Pakistan has been ratcheting up violence in and along Kashmir since the abrogation of Article 370. This, despite failing to persuade the international community to force India to reverse its decision, and the looming threat of sanctions by the United Nations Financial Action Task Force. It is evident to everyone that India is not going to change what was passed without opposition in Parliament, and which is now engraved in the Constitution. Pakistan knows this too, but what it is seeking to do is make India pay a price for effectively cutting Islamabad out of the future of the Valley. Pakistan should know that incidents like Handwara, however tragic, will do nothing to bend India’s will.

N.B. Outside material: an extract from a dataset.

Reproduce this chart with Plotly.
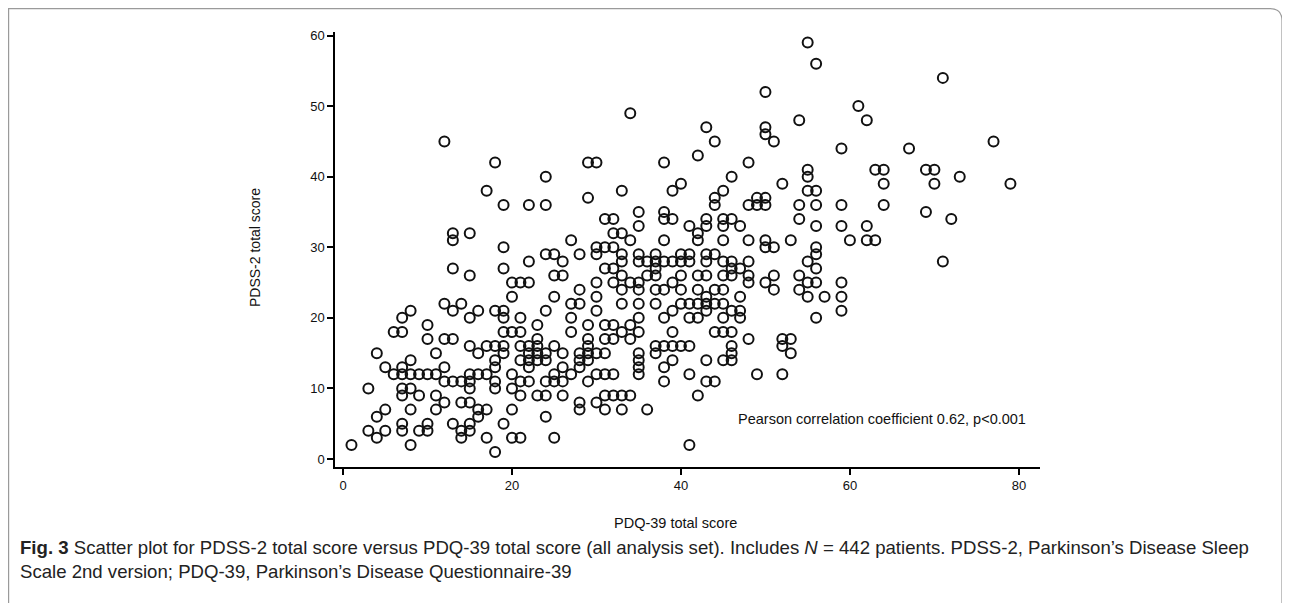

India laid out a potential new path for Indo-Pakistani relations, one that focuses on trade and investment, tackling common development challenges and building personal bridges. It required, however, Pakistan to accept that the use of coercion to force territorial changes is no longer viable. The Covid-19 pandemic provided a perfect opportunity for Islamabad to at least explore this new path, using the excuse of a common viral enemy to put aside a legacy of animosity. Instead, PM Imran Khan chose to treat the pandemic as a non-event and the military, which still determines Kashmir policy, rejected the opportunity through violence on the ground. Pakistan must accept the new reality. But a nation born in bloodshed and sustained by violence will not surrender its delusions easily and peacefully. Which is why India should take into account these designs, anticipate challenges, and respond accordingly. Security forces will have to be at the forefront of this battle to seek a conclusion of the Kashmir conflict and force Islamabad to give up terror as an instrument of State policy.